● **WORK INSTRUCTIONS**: Start at the line where "Write the matplotlib code for this chart." appears and end at the line where "from matplotlib.patches import Rectangle" appears; repeat those lines exactly, both ends included, leaving pictures behind.

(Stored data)
--- START ---

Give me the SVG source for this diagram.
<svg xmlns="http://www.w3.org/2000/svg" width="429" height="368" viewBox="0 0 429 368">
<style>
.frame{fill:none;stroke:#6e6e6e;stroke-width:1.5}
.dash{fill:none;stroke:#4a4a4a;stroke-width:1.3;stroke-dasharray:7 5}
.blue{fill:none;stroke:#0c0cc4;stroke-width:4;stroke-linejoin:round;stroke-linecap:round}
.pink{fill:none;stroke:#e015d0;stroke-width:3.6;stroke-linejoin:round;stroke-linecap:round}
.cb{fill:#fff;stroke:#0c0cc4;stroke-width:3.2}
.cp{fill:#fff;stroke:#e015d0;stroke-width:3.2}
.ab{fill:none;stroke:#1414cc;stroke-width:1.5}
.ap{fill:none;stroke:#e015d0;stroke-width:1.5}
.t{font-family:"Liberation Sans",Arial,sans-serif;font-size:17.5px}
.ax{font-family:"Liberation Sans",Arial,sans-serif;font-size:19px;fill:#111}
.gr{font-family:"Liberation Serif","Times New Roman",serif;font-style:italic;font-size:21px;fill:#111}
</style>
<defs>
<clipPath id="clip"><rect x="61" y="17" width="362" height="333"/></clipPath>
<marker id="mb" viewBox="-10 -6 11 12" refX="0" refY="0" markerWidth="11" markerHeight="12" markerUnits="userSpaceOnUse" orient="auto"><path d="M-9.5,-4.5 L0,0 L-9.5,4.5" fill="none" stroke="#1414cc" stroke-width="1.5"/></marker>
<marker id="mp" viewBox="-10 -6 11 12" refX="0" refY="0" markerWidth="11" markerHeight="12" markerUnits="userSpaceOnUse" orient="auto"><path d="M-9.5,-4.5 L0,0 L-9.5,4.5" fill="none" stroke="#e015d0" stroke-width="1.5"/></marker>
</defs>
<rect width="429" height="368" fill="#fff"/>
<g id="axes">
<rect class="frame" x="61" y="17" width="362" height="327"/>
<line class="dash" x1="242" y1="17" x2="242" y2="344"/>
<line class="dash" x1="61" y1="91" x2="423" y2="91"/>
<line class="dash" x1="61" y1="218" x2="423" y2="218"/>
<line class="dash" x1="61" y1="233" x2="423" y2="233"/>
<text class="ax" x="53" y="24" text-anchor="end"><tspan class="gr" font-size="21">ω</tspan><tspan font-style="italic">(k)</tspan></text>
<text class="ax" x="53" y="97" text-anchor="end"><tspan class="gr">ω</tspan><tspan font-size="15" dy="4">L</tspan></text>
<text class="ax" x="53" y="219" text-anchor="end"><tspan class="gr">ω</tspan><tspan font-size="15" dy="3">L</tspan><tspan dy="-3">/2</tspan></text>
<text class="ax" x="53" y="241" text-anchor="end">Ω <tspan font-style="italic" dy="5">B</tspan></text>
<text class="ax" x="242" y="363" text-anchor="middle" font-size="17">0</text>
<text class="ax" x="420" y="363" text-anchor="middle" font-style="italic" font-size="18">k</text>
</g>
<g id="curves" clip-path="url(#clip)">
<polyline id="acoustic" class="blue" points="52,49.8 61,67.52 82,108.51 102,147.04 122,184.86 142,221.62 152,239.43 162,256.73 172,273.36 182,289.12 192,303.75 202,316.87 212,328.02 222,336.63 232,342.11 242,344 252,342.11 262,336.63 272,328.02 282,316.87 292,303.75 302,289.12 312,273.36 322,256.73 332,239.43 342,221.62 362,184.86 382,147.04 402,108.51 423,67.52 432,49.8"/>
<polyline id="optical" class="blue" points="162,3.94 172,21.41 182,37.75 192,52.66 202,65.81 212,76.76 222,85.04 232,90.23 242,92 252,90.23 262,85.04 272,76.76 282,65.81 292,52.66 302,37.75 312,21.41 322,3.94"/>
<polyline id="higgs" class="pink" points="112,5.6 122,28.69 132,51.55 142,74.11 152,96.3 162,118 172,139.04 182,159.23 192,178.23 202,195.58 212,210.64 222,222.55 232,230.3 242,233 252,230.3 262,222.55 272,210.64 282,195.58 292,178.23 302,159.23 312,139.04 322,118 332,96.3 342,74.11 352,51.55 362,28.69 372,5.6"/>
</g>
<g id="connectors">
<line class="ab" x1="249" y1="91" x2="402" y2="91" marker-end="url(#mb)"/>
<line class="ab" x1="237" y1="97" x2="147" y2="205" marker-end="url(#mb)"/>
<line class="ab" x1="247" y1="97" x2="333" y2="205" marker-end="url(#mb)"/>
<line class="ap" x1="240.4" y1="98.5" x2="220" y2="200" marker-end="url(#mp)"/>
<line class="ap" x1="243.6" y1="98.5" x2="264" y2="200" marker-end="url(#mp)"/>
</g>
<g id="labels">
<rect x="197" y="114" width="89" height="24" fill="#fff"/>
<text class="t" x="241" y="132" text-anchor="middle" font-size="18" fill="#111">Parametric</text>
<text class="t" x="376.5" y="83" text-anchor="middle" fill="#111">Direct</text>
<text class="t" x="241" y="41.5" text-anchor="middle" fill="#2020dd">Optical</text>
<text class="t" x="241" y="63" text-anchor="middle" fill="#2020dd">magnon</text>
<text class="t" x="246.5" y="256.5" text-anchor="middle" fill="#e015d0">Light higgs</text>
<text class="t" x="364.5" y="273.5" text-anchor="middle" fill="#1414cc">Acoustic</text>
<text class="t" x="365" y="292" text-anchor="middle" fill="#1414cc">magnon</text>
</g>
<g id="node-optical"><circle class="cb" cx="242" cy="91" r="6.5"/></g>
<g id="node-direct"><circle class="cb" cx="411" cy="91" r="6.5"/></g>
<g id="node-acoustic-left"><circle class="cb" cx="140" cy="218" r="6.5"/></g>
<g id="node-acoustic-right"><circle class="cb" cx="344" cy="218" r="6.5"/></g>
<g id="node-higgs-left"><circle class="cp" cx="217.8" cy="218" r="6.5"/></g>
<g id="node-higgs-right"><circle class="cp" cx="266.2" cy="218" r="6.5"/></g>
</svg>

--- END ---
--- START ---

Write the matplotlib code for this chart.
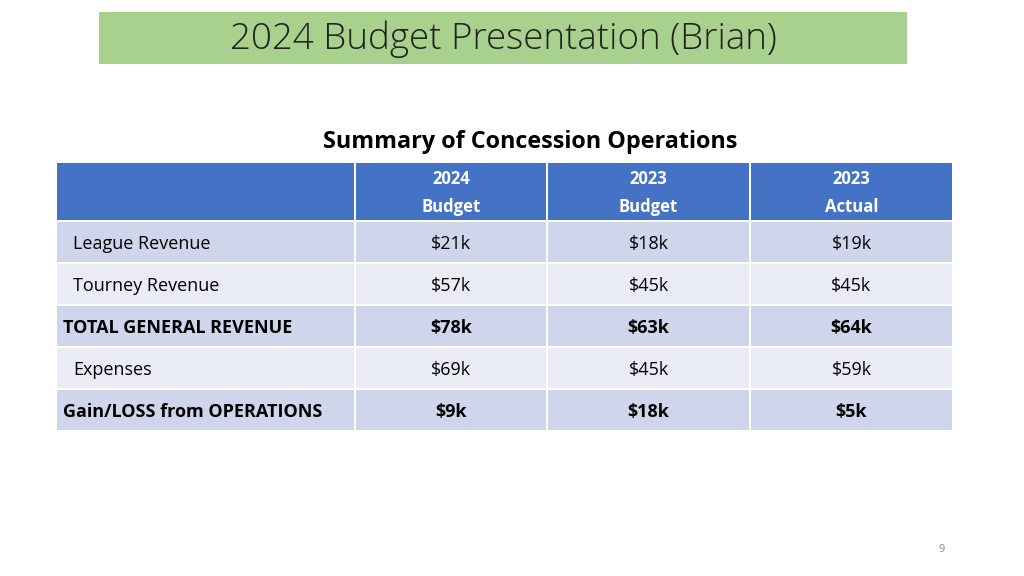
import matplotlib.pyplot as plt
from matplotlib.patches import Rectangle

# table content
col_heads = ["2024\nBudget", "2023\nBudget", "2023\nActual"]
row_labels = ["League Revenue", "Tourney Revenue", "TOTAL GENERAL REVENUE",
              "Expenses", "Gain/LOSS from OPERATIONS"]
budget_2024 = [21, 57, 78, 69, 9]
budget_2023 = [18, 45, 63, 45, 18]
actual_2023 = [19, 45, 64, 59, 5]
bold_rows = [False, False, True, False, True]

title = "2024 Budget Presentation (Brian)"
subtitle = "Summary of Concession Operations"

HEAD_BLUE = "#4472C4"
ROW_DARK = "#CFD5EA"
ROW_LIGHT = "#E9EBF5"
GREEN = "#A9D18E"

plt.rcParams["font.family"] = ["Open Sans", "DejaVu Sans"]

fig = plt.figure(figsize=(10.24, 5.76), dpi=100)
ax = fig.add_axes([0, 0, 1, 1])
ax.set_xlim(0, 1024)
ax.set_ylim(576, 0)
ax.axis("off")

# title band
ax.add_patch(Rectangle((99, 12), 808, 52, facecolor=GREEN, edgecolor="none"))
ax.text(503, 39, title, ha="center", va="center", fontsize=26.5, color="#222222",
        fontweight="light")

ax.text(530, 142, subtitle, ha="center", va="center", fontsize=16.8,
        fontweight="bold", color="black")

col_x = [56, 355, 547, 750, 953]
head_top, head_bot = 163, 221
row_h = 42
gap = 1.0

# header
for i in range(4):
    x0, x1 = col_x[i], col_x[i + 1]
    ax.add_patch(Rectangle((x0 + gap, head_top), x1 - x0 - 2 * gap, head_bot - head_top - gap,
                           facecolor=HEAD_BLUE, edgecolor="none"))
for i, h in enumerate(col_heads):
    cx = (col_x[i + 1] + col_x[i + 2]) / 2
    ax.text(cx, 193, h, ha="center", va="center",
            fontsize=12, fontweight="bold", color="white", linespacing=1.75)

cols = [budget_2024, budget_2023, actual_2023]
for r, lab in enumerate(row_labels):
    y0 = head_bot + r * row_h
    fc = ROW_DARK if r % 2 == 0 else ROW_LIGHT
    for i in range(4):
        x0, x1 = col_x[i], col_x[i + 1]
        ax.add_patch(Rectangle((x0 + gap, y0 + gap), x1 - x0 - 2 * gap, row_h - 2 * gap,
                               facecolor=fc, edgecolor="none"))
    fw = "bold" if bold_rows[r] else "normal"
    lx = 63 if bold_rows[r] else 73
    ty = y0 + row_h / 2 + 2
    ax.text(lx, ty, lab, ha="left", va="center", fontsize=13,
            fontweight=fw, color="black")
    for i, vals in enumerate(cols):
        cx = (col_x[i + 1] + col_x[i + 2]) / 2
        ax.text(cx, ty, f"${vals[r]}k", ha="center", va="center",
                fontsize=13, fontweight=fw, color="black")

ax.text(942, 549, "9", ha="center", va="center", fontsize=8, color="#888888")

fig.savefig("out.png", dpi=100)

--- END ---

● **EXERCISE OUTPUT**:
Write the matplotlib code for this chart.
import matplotlib.pyplot as plt
from matplotlib.patches import Rectangle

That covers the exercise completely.